## Task details
Quote the listing below in its entirety, omitting every image.

## Dataset extract

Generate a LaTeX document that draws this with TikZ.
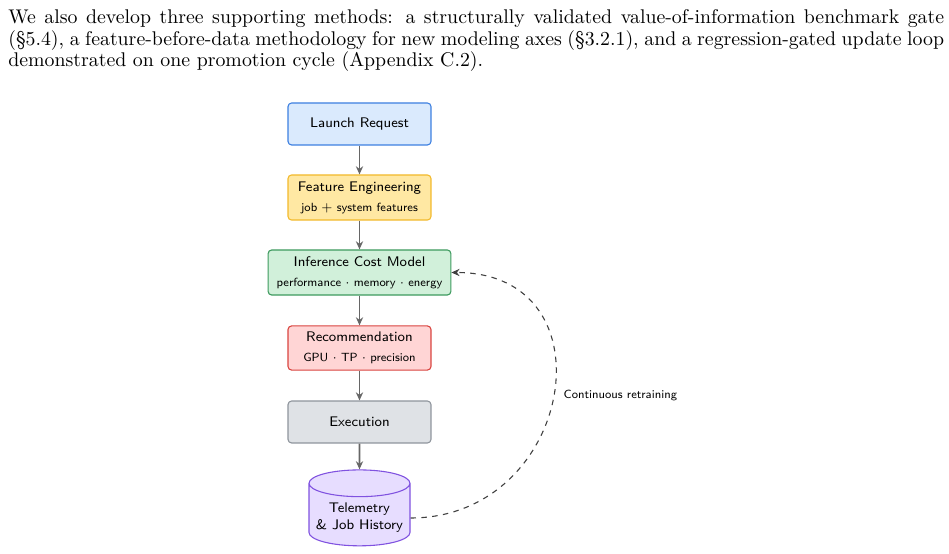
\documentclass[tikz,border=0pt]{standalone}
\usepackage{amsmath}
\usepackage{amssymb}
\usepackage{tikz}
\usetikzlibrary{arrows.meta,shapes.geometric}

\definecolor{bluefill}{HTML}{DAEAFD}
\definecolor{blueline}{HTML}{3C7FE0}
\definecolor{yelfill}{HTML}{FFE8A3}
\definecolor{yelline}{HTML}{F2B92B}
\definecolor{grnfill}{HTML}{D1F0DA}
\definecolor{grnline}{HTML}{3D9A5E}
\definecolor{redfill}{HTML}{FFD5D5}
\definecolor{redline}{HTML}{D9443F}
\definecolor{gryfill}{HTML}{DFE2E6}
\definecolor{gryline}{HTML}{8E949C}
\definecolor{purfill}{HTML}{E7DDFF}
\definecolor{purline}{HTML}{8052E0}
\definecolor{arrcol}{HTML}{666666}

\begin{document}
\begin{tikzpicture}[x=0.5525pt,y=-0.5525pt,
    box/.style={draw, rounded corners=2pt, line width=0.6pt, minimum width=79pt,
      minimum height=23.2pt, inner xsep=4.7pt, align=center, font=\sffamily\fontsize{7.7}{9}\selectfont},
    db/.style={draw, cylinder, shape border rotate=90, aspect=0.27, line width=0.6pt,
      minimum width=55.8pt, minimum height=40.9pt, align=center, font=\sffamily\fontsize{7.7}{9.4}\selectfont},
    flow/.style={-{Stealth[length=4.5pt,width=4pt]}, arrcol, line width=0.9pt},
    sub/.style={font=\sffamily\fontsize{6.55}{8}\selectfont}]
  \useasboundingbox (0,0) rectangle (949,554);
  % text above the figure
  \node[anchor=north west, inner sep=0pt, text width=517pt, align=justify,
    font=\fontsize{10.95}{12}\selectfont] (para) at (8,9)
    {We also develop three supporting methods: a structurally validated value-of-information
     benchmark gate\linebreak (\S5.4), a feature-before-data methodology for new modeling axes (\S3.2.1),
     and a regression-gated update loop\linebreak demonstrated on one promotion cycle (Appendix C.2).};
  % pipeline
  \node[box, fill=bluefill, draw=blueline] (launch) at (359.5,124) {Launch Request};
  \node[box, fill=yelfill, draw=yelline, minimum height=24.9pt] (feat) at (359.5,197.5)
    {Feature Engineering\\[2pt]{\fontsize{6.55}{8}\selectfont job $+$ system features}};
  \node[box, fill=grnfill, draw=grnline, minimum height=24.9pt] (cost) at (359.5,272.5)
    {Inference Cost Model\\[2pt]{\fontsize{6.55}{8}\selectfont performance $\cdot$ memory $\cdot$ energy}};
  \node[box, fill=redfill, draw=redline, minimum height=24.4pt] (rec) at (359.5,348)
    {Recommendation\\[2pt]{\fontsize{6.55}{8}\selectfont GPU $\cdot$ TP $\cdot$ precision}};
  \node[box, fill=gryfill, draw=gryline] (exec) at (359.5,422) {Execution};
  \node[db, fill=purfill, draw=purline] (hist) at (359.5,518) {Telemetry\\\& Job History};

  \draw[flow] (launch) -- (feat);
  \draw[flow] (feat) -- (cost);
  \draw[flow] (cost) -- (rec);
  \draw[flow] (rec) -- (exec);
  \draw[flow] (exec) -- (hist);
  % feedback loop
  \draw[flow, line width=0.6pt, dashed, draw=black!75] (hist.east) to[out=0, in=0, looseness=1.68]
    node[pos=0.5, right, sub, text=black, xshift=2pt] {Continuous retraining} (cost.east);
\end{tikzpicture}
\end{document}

## Answer below
Generate a LaTeX document that draws this with TikZ.
\documentclass[tikz,border=0pt]{standalone}
\usepackage{amsmath}
\usepackage{amssymb}
\usepackage{tikz}
\usetikzlibrary{arrows.meta,shapes.geometric}

\definecolor{bluefill}{HTML}{DAEAFD}
\definecolor{blueline}{HTML}{3C7FE0}
\definecolor{yelfill}{HTML}{FFE8A3}
\definecolor{yelline}{HTML}{F2B92B}
\definecolor{grnfill}{HTML}{D1F0DA}
\definecolor{grnline}{HTML}{3D9A5E}
\definecolor{redfill}{HTML}{FFD5D5}
\definecolor{redline}{HTML}{D9443F}
\definecolor{gryfill}{HTML}{DFE2E6}
\definecolor{gryline}{HTML}{8E949C}
\definecolor{purfill}{HTML}{E7DDFF}
\definecolor{purline}{HTML}{8052E0}
\definecolor{arrcol}{HTML}{666666}

\begin{document}
\begin{tikzpicture}[x=0.5525pt,y=-0.5525pt,
    box/.style={draw, rounded corners=2pt, line width=0.6pt, minimum width=79pt,
      minimum height=23.2pt, inner xsep=4.7pt, align=center, font=\sffamily\fontsize{7.7}{9}\selectfont},
    db/.style={draw, cylinder, shape border rotate=90, aspect=0.27, line width=0.6pt,
      minimum width=55.8pt, minimum height=40.9pt, align=center, font=\sffamily\fontsize{7.7}{9.4}\selectfont},
    flow/.style={-{Stealth[length=4.5pt,width=4pt]}, arrcol, line width=0.9pt},
    sub/.style={font=\sffamily\fontsize{6.55}{8}\selectfont}]
  \useasboundingbox (0,0) rectangle (949,554);
  % text above the figure
  \node[anchor=north west, inner sep=0pt, text width=517pt, align=justify,
    font=\fontsize{10.95}{12}\selectfont] (para) at (8,9)
    {We also develop three supporting methods: a structurally validated value-of-information
     benchmark gate\linebreak (\S5.4), a feature-before-data methodology for new modeling axes (\S3.2.1),
     and a regression-gated update loop\linebreak demonstrated on one promotion cycle (Appendix C.2).};
  % pipeline
  \node[box, fill=bluefill, draw=blueline] (launch) at (359.5,124) {Launch Request};
  \node[box, fill=yelfill, draw=yelline, minimum height=24.9pt] (feat) at (359.5,197.5)
    {Feature Engineering\\[2pt]{\fontsize{6.55}{8}\selectfont job $+$ system features}};
  \node[box, fill=grnfill, draw=grnline, minimum height=24.9pt] (cost) at (359.5,272.5)
    {Inference Cost Model\\[2pt]{\fontsize{6.55}{8}\selectfont performance $\cdot$ memory $\cdot$ energy}};
  \node[box, fill=redfill, draw=redline, minimum height=24.4pt] (rec) at (359.5,348)
    {Recommendation\\[2pt]{\fontsize{6.55}{8}\selectfont GPU $\cdot$ TP $\cdot$ precision}};
  \node[box, fill=gryfill, draw=gryline] (exec) at (359.5,422) {Execution};
  \node[db, fill=purfill, draw=purline] (hist) at (359.5,518) {Telemetry\\\& Job History};

  \draw[flow] (launch) -- (feat);
  \draw[flow] (feat) -- (cost);
  \draw[flow] (cost) -- (rec);
  \draw[flow] (rec) -- (exec);
  \draw[flow] (exec) -- (hist);
  % feedback loop
  \draw[flow, line width=0.6pt, dashed, draw=black!75] (hist.east) to[out=0, in=0, looseness=1.68]
    node[pos=0.5, right, sub, text=black, xshift=2pt] {Continuous retraining} (cost.east);
\end{tikzpicture}
\end{document}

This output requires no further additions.